# Naked Butt, Mesquite All The Way



## eripprn (Jan 28, 2013)

Hello, all.  The super bowl is this weekend, so it's bbq time.  I'm planning on smoking a pork butt for the duration with mesquite.  Where I live, it's in abundance, and some friends and I want to try it.  Any experienced users out there with any comments or opinions?  Probably the only hesitancy I have revolves around over-smoking the meat, but I'm not sure.  BTW, I'm also going to make a brisket, but that one is gonna get the ol' Texas Crutch, as per wife. 

edward


----------



## backwoods bbq (Jan 28, 2013)

just be careful, mesquite is a very strong smoke and is easy to over do even with pork. VERY easy to overdo with beef.


----------



## chef jimmyj (Jan 28, 2013)

Edward, You Texas boys have a lot of Post Oak too. You may want to try a mix. I like Mesquite but can get to be too much easily. Maybe go an hour or two with mesquite then finish with oak...JJ


----------



## backwoods bbq (Jan 28, 2013)

post oak is the siamese twin of the oak family here in texas! I like to use Red Oak, Pin Oak, some times white oak even we use post oak for our bonfires :)


----------



## humdinger (Jan 28, 2013)

I had to learn that over-smoking mistake with mesquite the hard way, on chicken! It was ok overall, but people couldn't eat as much as they normally did.
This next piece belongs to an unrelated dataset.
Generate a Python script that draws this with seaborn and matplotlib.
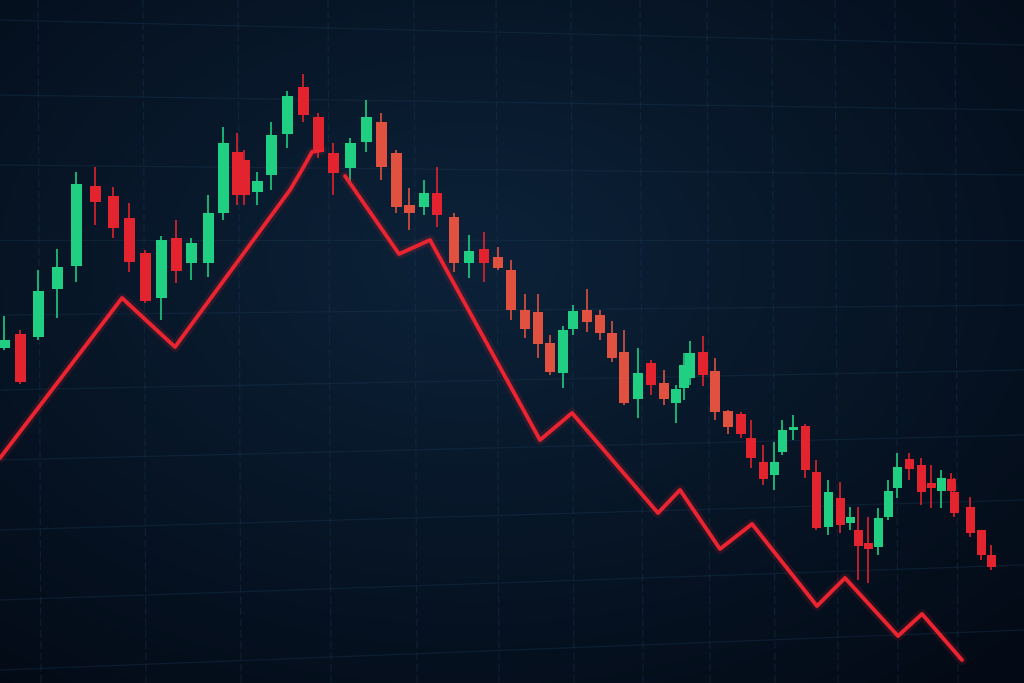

Pork loves Hickory and apple if you can get it...


----------



## eripprn (Jan 28, 2013)

Yea, I know what you guys mean about oversmoking with the mesquite.  I have done a brisket with it for 13 hours, and the wife complained that it was a bit too smokey, although I didn't notice it then because I was just as smoked myself.  I do like the suggestion regarding the oak, and I may try to dig some up this week.  For some reason, it seems everyone's got mesquite to give away, but not so much for the oak.  BTW, I don't know the different between post oak or any other.  How do you differentiate?

edward


----------



## smoke happens (Jan 28, 2013)

I would alternate as others have said or mix Mesquite with a mellow flavor to even it out a bit. Mesquite can be very potent, I don't even use it any more as it is too much for me and especially the family.


----------



## backwoods bbq (Jan 28, 2013)

edward,

 im not sure this thread will let me type enough characters to explain it in the detail i would like but: Generally,

Red oak leaves feature pointed lobes rather than blunt ones they are tapered from top to bottom just like white oak trees. Their bushier than white oak trees. they can also grow up to bout' 100 feet tall. when you split the wood the very inside will have a light RED tone to it hence red oak. Of course there are Northern red oak southern red oak etc. Red Oak is great for grilling Fish, and Fowl
(let it burn down to coals first)

Other oaks are: Black Oak, Bur Oak, Cherry Bark Oak, Chestnut Oak, Chinkapin Oak, Columnar, English Oak, Gobbler Sawtooth Oak, Nuttail Oak, Overcup Oak, Pin Oak, Post Oak, Sawtooth Oak, Scarlet Oak, Shumard Oak, Swamp Oak, Texana Nuttail Oak, Water Oak, White Oak, Willow Oak
 

pin oak is in a classification as red oak, its smoke is somewhat milder than eastern red oak or southern red oak.


----------



## chef jimmyj (Jan 29, 2013)

Take a look in the local Paper for folks selling or giving away firewood. Most would know what they have and with Oak and Pecan being common in the South, you may find what you are looking for...JJ


----------



## pgsmoker64 (Jan 29, 2013)

I love the flavor of mesquite but do believe it to be a bit strong for pork.  Use it in moderation as JJ mentioned and you should be okay!

Good luck,

Bill


----------